Hecha dentro del más común
estilo de la animación en plastilina, la cinta cubana producida por Álex
Cabañas (Quietud interrumpida lustra su trayectoria en tal rubro) reabre un
capítulo semiclausurado en la nación luego de la llegada del período especial y
el cierre de proyectos de este y otros géneros, sobre todo cuando conllevaban
echar manos a niveles de recursos por arriba de la media, cual es el caso. Más
allá de la exquisitez técnica en la asunción de la técnica de marras por el
equipo de realización, no es cuanto más le interesa a este comentarista. Siento
que esta pequeña gran película, leve, escrita en minúscula, la cual hace de lo
mínimo arte mayor, pudiera estar filmada incluso en una metodología creativa
desconocida o de otra galaxia; lo que a mí me estremece como espectador va por
otro lado y consiste en el desgarrador poder dialógico de sus fotogramas para
capturar, con el descarnado prisma de un Solondz, un Haynes o un Baumbach, los
procesos de decadencia espiritual, desintereses vitales, desmotivaciones
sentimentales de determinados seres humanos. No hablemos ya únicamente del
universo animado, en todo el cine de ficción cubano pocas veces se había
tratado el tema del desamor con tanta precisión, en tan poco tiempo en pantalla
(doce minutos) y sin ninguna palabra, a pura imagen.
Veinte años supone una
inmersión sin escafandra a vacíos de emociones yertas, exploración a esa
angustia prolongada revestida de resignación que abre un bache de penas sin
curas en medio del pecho. Crónica del olvido, del abatimiento sentimental
surgido tras la brecha insalvable del alejamiento sistemático de dos personas
casadas por el papel y separadas por el desdén, es documento locuaz de la
atomización de una pareja, que a más de uno dejará de patas arriba el ánimo.
Hay sagacidad, mucha intuición y perspicacia para ilustrar a través de
sugerentes ademanes semejante proceso de autodestrucción (este pobre hombre,
hastiado, de escasos recursos de todo género y consumido entre la vejez y la
rutina del alcohol y el béisbol, tiene en un peldaño afectivo tan preterido a
su esposa, que ni siquiera procura un cruce de miradas: es impagable la escena
cuando se tira arriba de ella en el sillón, sin verla; como igual los
fotogramas del plato de comida en el piso, la botella a mano alzada, el interés
pendiente -solo y nada más- de cuanto pasa en el terreno de pelota…)
El cortometraje de Bárbaro
Joel (artista plástico de formación y curtido en la escuela del títere en
Teatro de las Estaciones) constituye una gema de la caligrafía cinemática, cuya
trama muestra preocupación por los mínimos detalles escenográficos que
complementan, de forma visofactual, la indigencia vital de estos seres
carcomidos en la insignificancia de una rutina mortal que los engulló en vida
antes de abandonar este mundo.
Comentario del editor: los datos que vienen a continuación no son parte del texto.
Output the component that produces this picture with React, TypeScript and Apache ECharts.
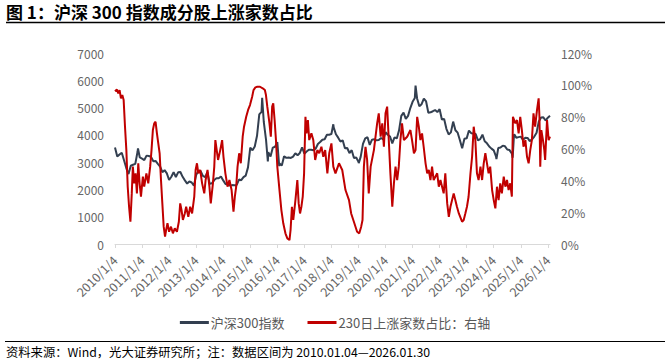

El viejo
ventilador, roto y descompuesto como el aire que no airea, opera como
sinécdoque de un universo en desintegración, cuya única posible abertura
escapatoria es la inevitable disolución conyugal. El consorcio entre la trama y
la apoyatura musical del tema homónimo de María Teresa Vera identificador del
título del filme (priorizado por el soundtrack de Harold López-Nussa)
representa otra de las bazas de un proyecto sin desperdicio en sus mecanismos
expresivos. Tan directo, pletórico de significantes y lancinante como esa
naturaleza muerta que se deja ver en un cuadro de apertura, el relato de
Bárbaro Joel refrenda, una vez más (hace pocos vimos en nuestras pantallas la
también plurietárea Cuentos de Terramar, hecha por Goro Miyazaki en los
estudios japoneses Ghibli), la certeza de que es reduccionismo mayor asociar el
arte de la animación solamente con un narratario infantil. Obra adulta dirigida
a públicos adultos, el nuevo exponente del género en Cuba, por arriba de todo,
explicita, nuevamente, cuanto talento por descubrir o explotar existe entre las
nuevas hornadas de creadores nacionales.